• [Description of the task]:
Begin with the opening line of the records and extract each line through the one holding "const N = 120;"; pictures are not part of the copy.

[Source code of charts]
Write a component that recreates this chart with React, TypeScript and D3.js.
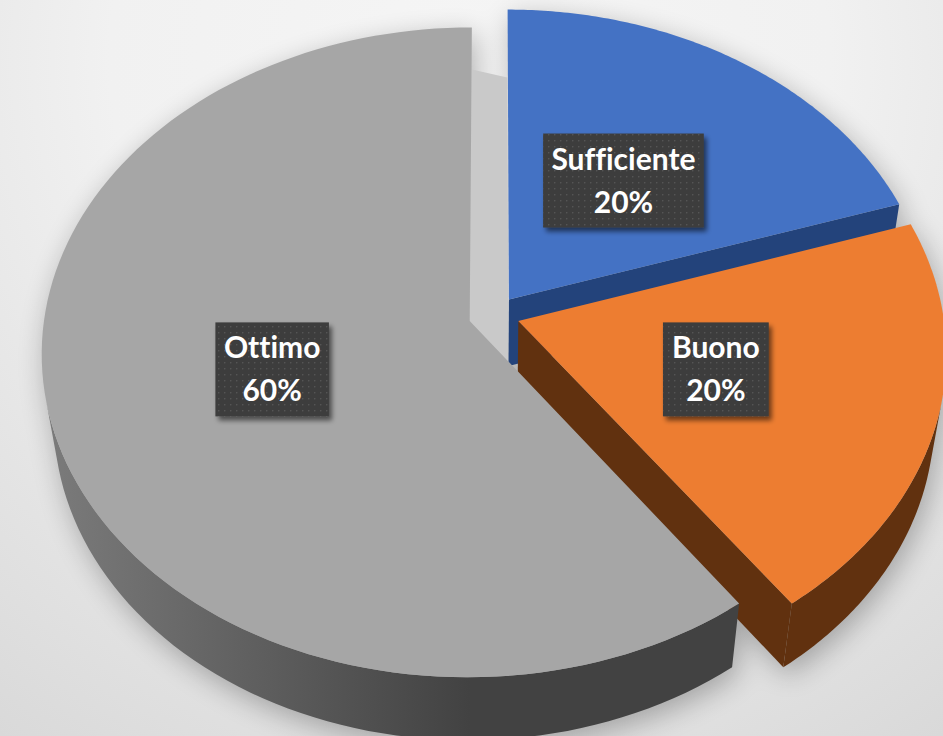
import React from "react";
import * as d3 from "d3";

// ---- data ----
const categories = ["Sufficiente", "Buono", "Ottimo"];
const values = [20, 20, 60];
const percentLabels = ["20%", "20%", "60%"];
const topColors = ["#4472C4", "#ED7D31", "#A6A6A6"];
const sideColors = ["#23437b", "#61310f", "url(#grayWall)"];

const W = 943;
const H = 736;

// projection parameters
const tilt = (49 * Math.PI) / 180;
const sinA = Math.sin(tilt);
const cosA = Math.cos(tilt);
const D = 6.8; // camera distance (in radii)
const S = 425; // px per radius
const CX = 494;
const CY = 315;
const THICK = 0.245;
const EXPLODE = 0.06;
const LABEL_R = 0.48;
const FONT = "Lato, 'Open Sans', sans-serif";
const FONT_SIZE = 30;

type P = [number, number];

function project(X: number, Y: number, Z: number): P {
  const depth = D - Y * sinA - Z * cosA;
  const k = D / depth;
  return [CX + S * X * k, CY - S * (Y * cosA - Z * sinA) * k];
}
const camera = [0, D * sinA, D * cosA];

function facing(px: number, py: number, pz: number, nx: number, nz: number) {
  return (camera[0] - px) * nx + (camera[2] - pz) * nz;
}

const lineGen = d3.line<P>();
const poly = (pts: P[]) => (lineGen(pts) || "") + "Z";

let measureCtx: CanvasRenderingContext2D | null = null;
function textWidth(t: string) {
  if (!measureCtx) {
    const c = document.createElement("canvas");
    measureCtx = c.getContext("2d");
  }
  if (!measureCtx) return t.length * FONT_SIZE * 0.5;
  measureCtx.font = `bold ${FONT_SIZE}px ${FONT}`;
  return measureCtx.measureText(t).width;
}

export default function App() {
  const arcs = d3.pie<number>().sort(null).value((d) => d)(values);
  const N = 120;

  const slices = arcs.map((a, i) => {
    const a0 = a.startAngle;
    const a1 = a.endAngle;
    const mid = (a0 + a1) / 2;
    const ox = EXPLODE * Math.sin(mid);
    const oz = -EXPLODE * Math.cos(mid);
    const rim = (t: number, y: number) => project(ox + Math.sin(t), y, oz - Math.cos(t));
    const thetas = d3.range(N + 1).map((k) => a0 + ((a1 - a0) * k) / N);
    const apexTop = project(ox, 0, oz);
    const apexBot = project(ox, -THICK, oz);
    const top = poly([apexTop, ...thetas.map((t) => rim(t, 0))]);

    // outer wall (visible part)
    const vis = thetas.filter(
      (t) => facing(ox + Math.sin(t), 0, oz - Math.cos(t), Math.sin(t), -Math.cos(t)) > 0
    );
    const wall =
      vis.length > 1
        ? poly([...vis.map((t) => rim(t, 0)), ...vis.slice().reverse().map((t) => rim(t, -THICK))])
        : null;

    // radial faces
    const faces: string[] = [];
    const f0 = facing(ox, 0, oz, -Math.cos(a0), -Math.sin(a0));
    if (f0 > 0.5) faces.push(poly([apexTop, rim(a0, 0), rim(a0, -THICK), apexBot]));
    const f1 = facing(ox, 0, oz, Math.cos(a1), Math.sin(a1));
    if (f1 > 0.5) faces.push(poly([apexTop, rim(a1, 0), rim(a1, -THICK), apexBot]));

    const lp = project(ox + LABEL_R * Math.sin(mid), 0, oz - LABEL_R * Math.cos(mid));
    return { i, a0, a1, top, wall, faces, apexTop, apexBot, rim, lp };
  });

  // gap face seen between the gray slice and the blue slice
  const blue = slices[0];
  const gray = slices[2];
  const gTop = gray.apexTop;
  const bRimBot = blue.rim(blue.a0, -THICK);
  const gRimTop = gray.rim(gray.a1, 0);
  const gap = poly([gTop, [gRimTop[0], bRimBot[1] - 8], bRimBot, blue.apexBot]);

  return (
    <svg
      width={W}
      height={H}
      style={{ position: "absolute", left: 0, top: 0, display: "block" }}
    >
      <defs>
        <radialGradient id="bg" cx={470} cy={60} r={900} gradientUnits="userSpaceOnUse">
          <stop offset="0" stopColor="#f5f5f5" />
          <stop offset="0.4" stopColor="#f1f1f1" />
          <stop offset="1" stopColor="#d5d5d5" />
        </radialGradient>
        <linearGradient id="grayWall" x1={40} x2={470} y1={0} y2={0} gradientUnits="userSpaceOnUse">
          <stop offset="0" stopColor="#7c7c7c" />
          <stop offset="1" stopColor="#424242" />
        </linearGradient>
        <filter id="pieShadow" x="-20%" y="-20%" width="140%" height="140%">
          <feGaussianBlur stdDeviation="14" />
        </filter>
        <filter id="boxShadow" x="-20%" y="-20%" width="150%" height="150%">
          <feGaussianBlur in="SourceAlpha" stdDeviation="2.5" />
          <feOffset dx="3" dy="4" result="o" />
          <feComponentTransfer>
            <feFuncA type="linear" slope="0.55" />
          </feComponentTransfer>
          <feMerge>
            <feMergeNode />
            <feMergeNode in="SourceGraphic" />
          </feMerge>
        </filter>
        <pattern id="dots" width="6" height="6" patternUnits="userSpaceOnUse">
          <rect width="6" height="6" fill="#3c3c3c" />
          <rect x="2" y="2" width="1.4" height="1.4" fill="#555555" />
        </pattern>
      </defs>
      <rect width={W} height={H} fill="url(#bg)" />

      {/* soft shadow */}
      <g filter="url(#pieShadow)" opacity={0.28} transform="translate(4,8)">
        {slices.map((s) => (
          <g key={s.i}>
            <path d={s.top} fill="#000" />
            {s.wall && <path d={s.wall} fill="#000" />}
            {s.faces.map((f, k) => (
              <path key={k} d={f} fill="#000" />
            ))}
          </g>
        ))}
      </g>

      <path d={gap} fill="#c9c9c9" />

      {slices.map((s) => (
        <g key={s.i}>
          {s.wall && <path d={s.wall} fill={sideColors[s.i]} />}
          {s.faces.map((f, k) => (
            <path key={k} d={f} fill={s.i === 2 ? "#444" : sideColors[s.i]} />
          ))}
          <path d={s.top} fill={topColors[s.i]} />
        </g>
      ))}

      {slices.map((s) => {
        const w = Math.max(textWidth(categories[s.i]), textWidth(percentLabels[s.i])) + 18;
        const h = 94;
        const [x, y] = s.lp;
        return (
          <g key={"l" + s.i}>
            <rect
              x={x - w / 2}
              y={y - h / 2}
              width={w}
              height={h}
              fill="url(#dots)"
              filter="url(#boxShadow)"
            />
            <text
              x={x}
              textAnchor="middle"
              fontFamily={FONT}
              fontWeight="bold"
              fontSize={FONT_SIZE}
              fill="#ffffff"
              style={{ fontVariantLigatures: "none", fontFeatureSettings: '"liga" 0' }}
            >
              <tspan x={x} y={y - 11}>
                {categories[s.i]}
              </tspan>
              <tspan x={x} y={y + 32}>
                {percentLabels[s.i]}
              </tspan>
            </text>
          </g>
        );
      })}
    </svg>
  );
}
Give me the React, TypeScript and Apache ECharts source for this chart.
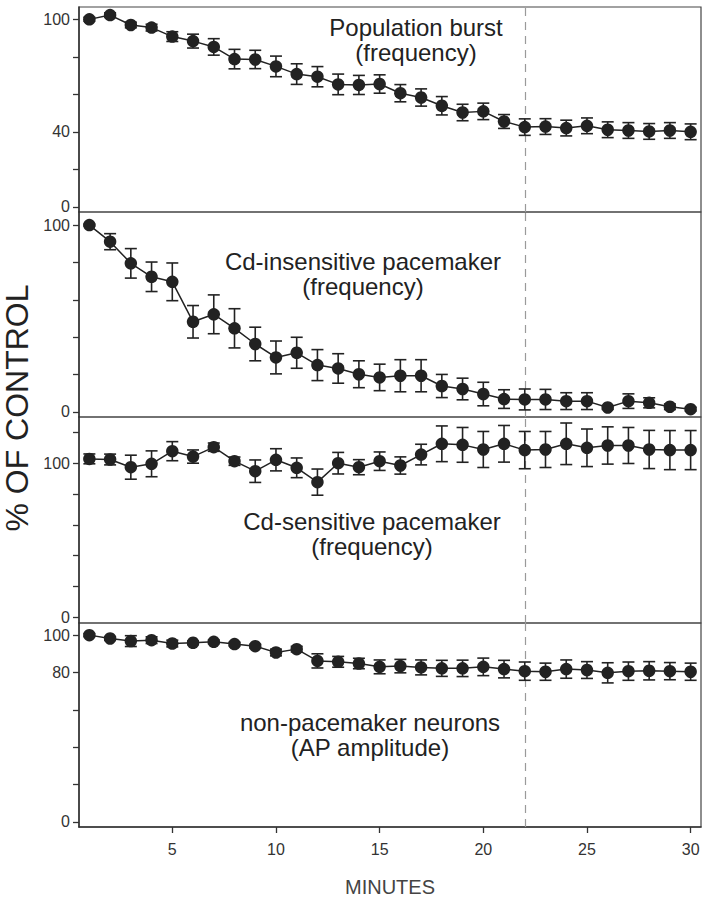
import React, { useEffect, useRef } from "react";
import * as echarts from "echarts";

const minutes = [1, 2, 3, 4, 5, 6, 7, 8, 9, 10, 11, 12, 13, 14, 15, 16, 17, 18, 19, 20, 21, 22, 23, 24, 25, 26, 27, 28, 29, 30];

// Panel 1: Population burst (frequency)
const burstMean = [100, 102.3, 97, 95.6, 90.8, 88.4, 85.3, 78.8, 78.6, 74.9, 70.8, 69.4, 65.3, 65, 65.5, 60.6, 58.3, 53.9, 50.3, 50.9, 45.5, 42.5, 42.8, 42, 43.2, 41.1, 40.7, 40.2, 40.7, 40];
const burstErr = [1, 1.2, 1.5, 1.8, 2.6, 3.7, 4.4, 5.2, 4.9, 5.5, 5.5, 5.4, 5.5, 5.1, 4.9, 4.6, 4.6, 4.9, 4.4, 4.4, 3.7, 4.4, 4.2, 4.2, 4.2, 4.2, 4.2, 4.2, 4.2, 4.2];

// Panel 2: Cd-insensitive pacemaker (frequency)
const insensMean = [100, 91.1, 79.5, 72.3, 69.6, 48.2, 52.2, 44.7, 36.3, 29.1, 31.6, 25, 23.2, 20.1, 18.4, 19.3, 19.3, 13.8, 12.2, 9.5, 6.8, 6.6, 6.6, 5.7, 5.7, 2.3, 5.7, 4.8, 2.7, 1.4];
const insensErr = [0.5, 4.3, 7.9, 7.9, 10.1, 8.7, 10.4, 10.5, 9, 8.8, 8.3, 8.3, 7.9, 7.2, 7.1, 8.6, 8.6, 6.2, 5.8, 6.3, 5, 5.6, 5.4, 4.5, 4.5, 1, 3.9, 2.7, 1.5, 1];

// Panel 3: Cd-sensitive pacemaker (frequency)
const sensMean = [102.8, 102.4, 97.4, 99.6, 107.8, 104.3, 110.4, 101.3, 94.8, 102.2, 97, 87.7, 100, 97.4, 101.3, 98.5, 105.6, 112.6, 111.9, 108.9, 112.6, 108.5, 108.9, 112.6, 110, 111.5, 111.5, 108.9, 108.5, 108.5];
const sensErr = [3.2, 3.5, 7.8, 8.4, 6.2, 4.3, 2.7, 2.7, 7.3, 7.2, 6.4, 8.5, 7, 4.9, 6, 5.6, 6.7, 11.6, 11.3, 11.7, 11.9, 12.1, 11.7, 13.5, 12.2, 12.1, 11.7, 12.4, 12.7, 12.7];

// Panel 4: non-pacemaker neurons (AP amplitude)
const ampMean = [100, 98.2, 96.8, 97.3, 95.5, 95.9, 96.4, 95.2, 94.1, 90.7, 92.5, 86.2, 85.7, 84.8, 83, 83.4, 82.7, 82.2, 82.2, 83, 81.8, 80.7, 80.4, 81.8, 81.3, 79.8, 80.7, 80.9, 80.7, 80.4];
const ampErr = [0.8, 1, 2.9, 1.8, 1.8, 1, 1, 1, 1, 1.8, 1.5, 3.8, 2.9, 2.8, 3.7, 3.6, 4, 4.3, 4.4, 4.7, 4.7, 4.9, 4.6, 4.9, 4.5, 5.4, 4.9, 4.9, 4.6, 4.6];

const panelTitles = [
  "Population burst\n(frequency)",
  "Cd-insensitive pacemaker\n(frequency)",
  "Cd-sensitive pacemaker\n(frequency)",
  "non-pacemaker neurons\n(AP amplitude)",
];
const yTicks = [
  [0, 20, 40, 60, 80, 100],
  [0, 20, 40, 60, 80, 100],
  [0, 20, 40, 60, 80, 100, 120],
  [0, 20, 40, 60, 80, 100],
];
const yLabels = [
  [0, 40, 100],
  [0, 100],
  [0, 100],
  [0, 80, 100],
];
const xTicks = [5, 10, 15, 20, 25, 30];
const washoutMinute = 22;

const FONT = "'Liberation Sans', Arial, Helvetica, sans-serif";
const INK = "#222";

export default function App() {
  const ref = useRef<HTMLDivElement>(null);

  useEffect(() => {
    if (!ref.current) return;
    const chart = echarts.init(ref.current, null, { renderer: "svg" });

    const means = [burstMean, insensMean, sensMean, ampMean];
    const errs = [burstErr, insensErr, sensErr, ampErr];
    const gridTops = [7, 212, 417, 623];
    const gridHeights = [205, 205, 206, 204];
    const yMins = [-2.8, -2.8, -3.8, -2.8];
    const yMaxs = [106.6, 107, 130, 106.5];
    const titlePos = [
      [416, 40],
      [363, 274],
      [372, 534],
      [370, 735],
    ];

    const grid = gridTops.map((t, i) => ({
      left: 79,
      right: 7,
      top: t,
      height: gridHeights[i],
      show: true,
      borderColor: "#444",
      borderWidth: 1.2,
      outerBoundsMode: "none",
      containLabel: false,
    }));

    const xAxis = gridTops.map((_, i) => {
      const last = i === 3;
      return {
        type: "value",
        gridIndex: i,
        min: 0.5,
        max: 30.5,
        show: last,
        splitLine: { show: false },
        axisLine: { show: last, onZero: false, lineStyle: { color: "#333", width: 1.5 } },
        axisTick: {
          show: last,
          customValues: xTicks,
          length: 6,
          lineStyle: { color: "#333", width: 1.3 },
        },
        axisLabel: {
          show: last,
          customValues: xTicks,
          margin: 14,
          color: "#333",
          fontSize: 16,
          fontFamily: FONT,
        },
        name: last ? "MINUTES" : "",
        nameLocation: "middle",
        nameGap: 50,
        nameTextStyle: { color: "#444", fontSize: 20, fontFamily: FONT },
      };
    });

    const yAxis = gridTops.map((_, i) => ({
      type: "value",
      gridIndex: i,
      min: yMins[i],
      max: yMaxs[i],
      splitLine: { show: false },
      axisLine: { show: true, onZero: false, lineStyle: { color: "#333", width: 1.5 } },
      axisTick: {
        show: true,
        customValues: yTicks[i],
        length: 6,
        lineStyle: { color: "#333", width: 1.3 },
      },
      axisLabel: {
        show: true,
        customValues: yLabels[i],
        margin: 9,
        color: "#333",
        fontSize: 16,
        fontFamily: FONT,
      },
    }));

    const series: any[] = [];
    means.forEach((m, i) => {
      series.push({
        type: "custom",
        xAxisIndex: i,
        yAxisIndex: i,
        silent: true,
        z: 2,
        data: minutes.map((x, k) => [x, m[k] - errs[i][k], m[k] + errs[i][k]]),
        encode: { x: 0, y: [1, 2] },
        renderItem: (_params: any, api: any) => {
          const x = api.value(0);
          const top = api.coord([x, api.value(2)]);
          const bot = api.coord([x, api.value(1)]);
          const w = 6;
          const style = { stroke: INK, lineWidth: 1.6, fill: "none" };
          return {
            type: "group",
            children: [
              { type: "line", shape: { x1: top[0], y1: top[1], x2: bot[0], y2: bot[1] }, style },
              { type: "line", shape: { x1: top[0] - w, y1: top[1], x2: top[0] + w, y2: top[1] }, style },
              { type: "line", shape: { x1: bot[0] - w, y1: bot[1], x2: bot[0] + w, y2: bot[1] }, style },
            ],
          };
        },
      });
      series.push({
        type: "line",
        xAxisIndex: i,
        yAxisIndex: i,
        z: 3,
        data: minutes.map((x, k) => [x, m[k]]),
        symbol: "circle",
        symbolSize: 12.5,
        itemStyle: { color: INK },
        lineStyle: { color: INK, width: 1.5 },
        silent: true,
        markLine: {
          silent: true,
          symbol: ["none", "none"],
          label: { show: false },
          lineStyle: { color: "#9a9a9a", type: [8, 6], width: 1.2 },
          data: [{ xAxis: washoutMinute }],
          z: 1,
        },
      });
    });

    const graphic: any[] = panelTitles.map((t, i) => ({
      type: "text",
      x: titlePos[i][0],
      y: titlePos[i][1],
      silent: true,
      style: {
        text: t,
        fill: INK,
        font: `24px ${FONT}`,
        textAlign: "center",
        textVerticalAlign: "middle",
        lineHeight: 25,
      },
    }));
    graphic.push({
      type: "text",
      x: 17,
      y: 408,
      rotation: Math.PI / 2,
      silent: true,
      style: {
        text: "% OF CONTROL",
        fill: INK,
        font: `32px ${FONT}`,
        textAlign: "center",
        textVerticalAlign: "middle",
      },
    });

    chart.setOption({
      animation: false,
      backgroundColor: "#fff",
      grid,
      xAxis,
      yAxis,
      series,
      graphic,
    });

    return () => chart.dispose();
  }, []);

  return (
    <div
      ref={ref}
      style={{ position: "fixed", left: 0, top: 0, width: 708, height: 899 }}
    />
  );
}
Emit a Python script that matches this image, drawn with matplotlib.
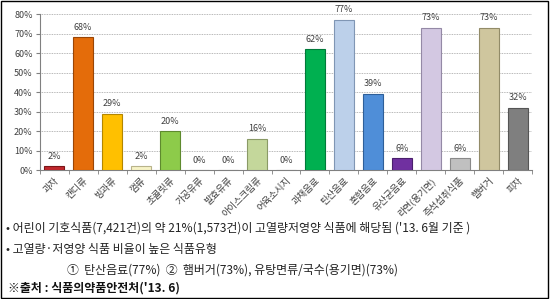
import matplotlib
matplotlib.use("Agg")
import matplotlib.pyplot as plt
import matplotlib as mpl
from matplotlib.patches import Rectangle

plt.rcParams['font.family'] = ['Noto Sans CJK KR', 'DejaVu Sans']

categories = ['과자', '캔디류', '빙과류', '껌류', '초콜릿류', '가공유류', '발효유류',
              '아이스크림류', '어육소시지', '과채음료', '탄산음료', '혼합음료',
              '유산균음료', '라면(용기면)', '즉석섭취식품', '햄버거', '피자']
values = [2, 68, 29, 2, 20, 0, 0, 16, 0, 62, 77, 39, 6, 73, 6, 73, 32]
colors = ['#C0272D', '#E46C0A', '#FFC000', '#F7F3C6', '#8DCB4A', '#DDDDDD', '#DDDDDD',
          '#C4D79B', '#DDDDDD', '#00B050', '#BCD0EA', '#4F8ED8', '#7030A0',
          '#D3C8E2', '#C0C0C0', '#CFC69E', '#7F7F7F']
edges = ['#7A1518', '#9A4606', '#B38600', '#B8B38A', '#5E8A2E', '#999999', '#999999',
         '#8A9A66', '#999999', '#007A3A', '#8096B4', '#2E5F99', '#4A1F6C',
         '#9489A6', '#8A8A8A', '#928B68', '#555555']
yticks = [0, 10, 20, 30, 40, 50, 60, 70, 80]

notes = [
    "• 어린이 기호식품(7,421건)의 약 21%(1,573건)이 고열량저영양 식품에 해당됨 ('13. 6월 기준 )",
    "• 고열량·저영양 식품 비율이 높은 식품유형",
    "①  탄산음료(77%)  ②  햄버거(73%), 유탕면류/국수(용기면)(73%)",
]
source = "※출처 : 식품의약품안전처('13. 6)"

fig = plt.figure(figsize=(5.5, 2.99), dpi=100)
ax = fig.add_axes([0.072, 0.431, 0.896, 0.522])

x = range(len(categories))
ax.bar(x, values, width=0.7, color=colors, edgecolor=edges, linewidth=0.8, zorder=3)
for i, v in enumerate(values):
    ax.annotate(f"{v}%", (i, v), xytext=(0, 4), textcoords='offset points',
                ha='center', va='bottom', fontsize=6.5, color='#404040')

ax.set_xlim(-0.5, len(categories) - 0.5)
ax.set_ylim(0, 80)
ax.set_yticks(yticks)
ax.set_yticklabels([f"{t}%" for t in yticks], fontsize=6.5, color='#404040')
ax.yaxis.grid(True, linestyle=(0, (1, 1)), color='#A0A0A0', linewidth=0.6, zorder=0)
ax.set_xticks(list(x))
ax.set_xticklabels(categories, rotation=45, ha='right', rotation_mode='anchor',
                   fontsize=6.8, color='#404040')
ax.tick_params(axis='x', length=0, pad=4)
ax.set_xticks([i - 0.5 for i in range(len(categories) + 1)], minor=True)
ax.tick_params(axis='x', which='minor', length=3, color='#808080')
ax.tick_params(axis='y', length=3, color='#808080', pad=2)
for s in ['top', 'right']:
    ax.spines[s].set_visible(False)
for s in ['left', 'bottom']:
    ax.spines[s].set_color('#808080')
    ax.spines[s].set_linewidth(0.8)

ys = [0.238, 0.165, 0.098]
xs = [0.010, 0.010, 0.122]
for t, xx, yy in zip(notes, xs, ys):
    fig.text(xx, yy, t, fontsize=8.6, va='center', ha='left', color='#222222')
fig.text(0.014, 0.036, source, fontsize=8.6, va='center', ha='left',
         fontweight='bold', color='#111111')

fig.patches.append(Rectangle((0.002, 0.004), 0.994, 0.992, transform=fig.transFigure,
                             fill=False, edgecolor='black', linewidth=1.0))

fig.savefig('out.png', dpi=100)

• [In response]:
Write a component that recreates this chart with React, TypeScript and D3.js.
import React from "react";
import * as d3 from "d3";

// ---- data ----
const categories = ["Sufficiente", "Buono", "Ottimo"];
const values = [20, 20, 60];
const percentLabels = ["20%", "20%", "60%"];
const topColors = ["#4472C4", "#ED7D31", "#A6A6A6"];
const sideColors = ["#23437b", "#61310f", "url(#grayWall)"];

const W = 943;
const H = 736;

// projection parameters
const tilt = (49 * Math.PI) / 180;
const sinA = Math.sin(tilt);
const cosA = Math.cos(tilt);
const D = 6.8; // camera distance (in radii)
const S = 425; // px per radius
const CX = 494;
const CY = 315;
const THICK = 0.245;
const EXPLODE = 0.06;
const LABEL_R = 0.48;
const FONT = "Lato, 'Open Sans', sans-serif";
const FONT_SIZE = 30;

type P = [number, number];

function project(X: number, Y: number, Z: number): P {
  const depth = D - Y * sinA - Z * cosA;
  const k = D / depth;
  return [CX + S * X * k, CY - S * (Y * cosA - Z * sinA) * k];
}
const camera = [0, D * sinA, D * cosA];

function facing(px: number, py: number, pz: number, nx: number, nz: number) {
  return (camera[0] - px) * nx + (camera[2] - pz) * nz;
}

const lineGen = d3.line<P>();
const poly = (pts: P[]) => (lineGen(pts) || "") + "Z";

let measureCtx: CanvasRenderingContext2D | null = null;
function textWidth(t: string) {
  if (!measureCtx) {
    const c = document.createElement("canvas");
    measureCtx = c.getContext("2d");
  }
  if (!measureCtx) return t.length * FONT_SIZE * 0.5;
  measureCtx.font = `bold ${FONT_SIZE}px ${FONT}`;
  return measureCtx.measureText(t).width;
}

export default function App() {
  const arcs = d3.pie<number>().sort(null).value((d) => d)(values);
  const N = 120;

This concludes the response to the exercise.